Sea Wall / A Life, Jake Gyllenhaal / Tom Sturridge, Life / Death
The two actors return to Broadway for a double bill of solo plays.
The plays Sea Wall and A Life wouldn't be on Broadway right now if famous people weren't in them. Simon Stephens's 45-minute solo play, Sea Wall, and Nick Payne's monologue of the same length, A Life, are not the kind of shows one typically associates with Broadway — especially in August. Two serious meditations on life and death, they are likelier to appear under the banner of a not-for-profit theater, or as a reading rather than full production. So it is admirable that Tom Sturridge and Jake Gyllenhaal have come to the Hudson Theatre (where both have previously performed in recent years) with this double bill. Directed by Carrie Cracknell, the link between the two shows remains as tenuous as it felt when they appeared together at the Public Theater (the plays debuted separately in London). While both traffic in universal human experiences, one feels infinitely more tragic than the other.
That would be Sea Wall, which comes first. Sturridge plays Alex, a British photographer who spends holidays with his wife and their young daughter at his father-in-law's house in the South of France. A veteran of Northern Ireland and the Falklands War, his father-in-law is a gruff old soldier who has been completely disarmed by his charming granddaughter. Everyone has. Sturridge speaks of their interactions in a haunted past tense, his sentences regularly trailing off before he changes the subject. Sturridge's performance has matured since the off-Broadway run, and he is particularly convincing in portraying the lingering pain in Alex. "There's a hole running through the center of my stomach," he says, broaching the subject. "You must have all felt a bit awkward because you can probably see it." Not only that, but we can hear and feel it, too.

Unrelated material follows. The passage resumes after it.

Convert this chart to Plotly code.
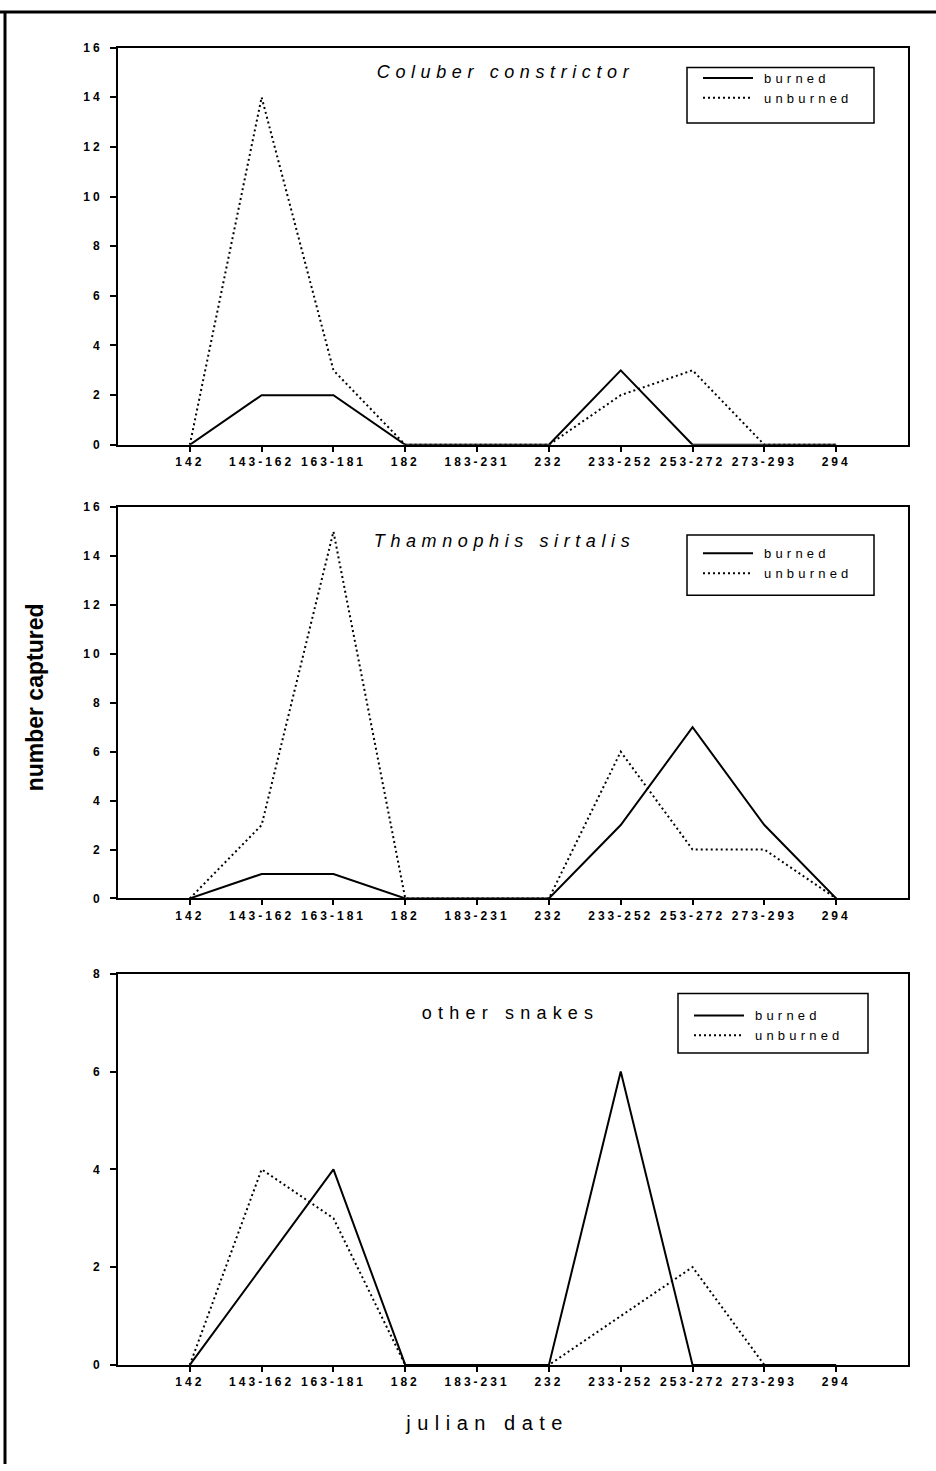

Despite valiant attempts by Sturridge, Sea Wall is almost completely mirthless, which makes sense considering its subject matter. Thankfully, A Life has plenty of laughs — and Gyllenhaal knows how to deliver them. He plays Abe, a father who describes the birth of his daughter, while also recounting the death of his own father. Adopting distinct voices for his wife and the assorted medical staff and helpful neighbors that he meets along the way, Gyllenhaal is able to bring a cast of characters to vivid life within the format of a confessional monologue. Anyone who has experienced the birth of a child or death of a parent (which is nearly everybody of a certain age) will relate to his palpable anxiety and joy.
Cracknell puts her two actors in their respective driver's seats, which is wise for performance-driven pieces like these. She could even do less. Her production is nearly indistinguishable from the one she helmed at the Public Theater, despite a partial overhaul of the design team: Laura Jellinek's two-tier empty (but not really) theater set remains the most noticeable element. The one major difference is that now, patches of flora spring from the bricks during the second half. They are mostly unseen in the darkness of Guy Hoare's shadowy lighting. Hoare and sound designer Daniel Kluger effectively collaborate to clarify the script of A Life, using a high-pitched ring and a bump in the lights to signify when Abe is switching from talking about the birth of his daughter to the death of his father.
The costumes have also been revamped, with Christopher Peterson now working with original costume designer Kaye Voyce. They have taken the advice of Coco Chanel and wisely removed several layers from Sturridge's costume, and I suspect that the performer is grateful to no longer be sweltering under the stage lights, clad in such a heavy metaphor. Gyllenhaal's costume is also new, with his denim shirt echoing the one worn by Sturridge in the first half. Denim, it seems, is the fabric of our lives.
Cracknell seems especially keen to emphasize the universality of these stories, something projection designer Luke Halls hammers home with the final image of an ever-expanding sea of apartment windows. This could happen to any one of us, they seem to be saying; but Gyllenhaal and Sturridge have made that perfectly clear in their performances. The nice thing about casting a celebrity in your show is that you know why people are buying tickets, and it's not for the production values. Counterintuitive though it may be on Broadway, for plays like these, less is more.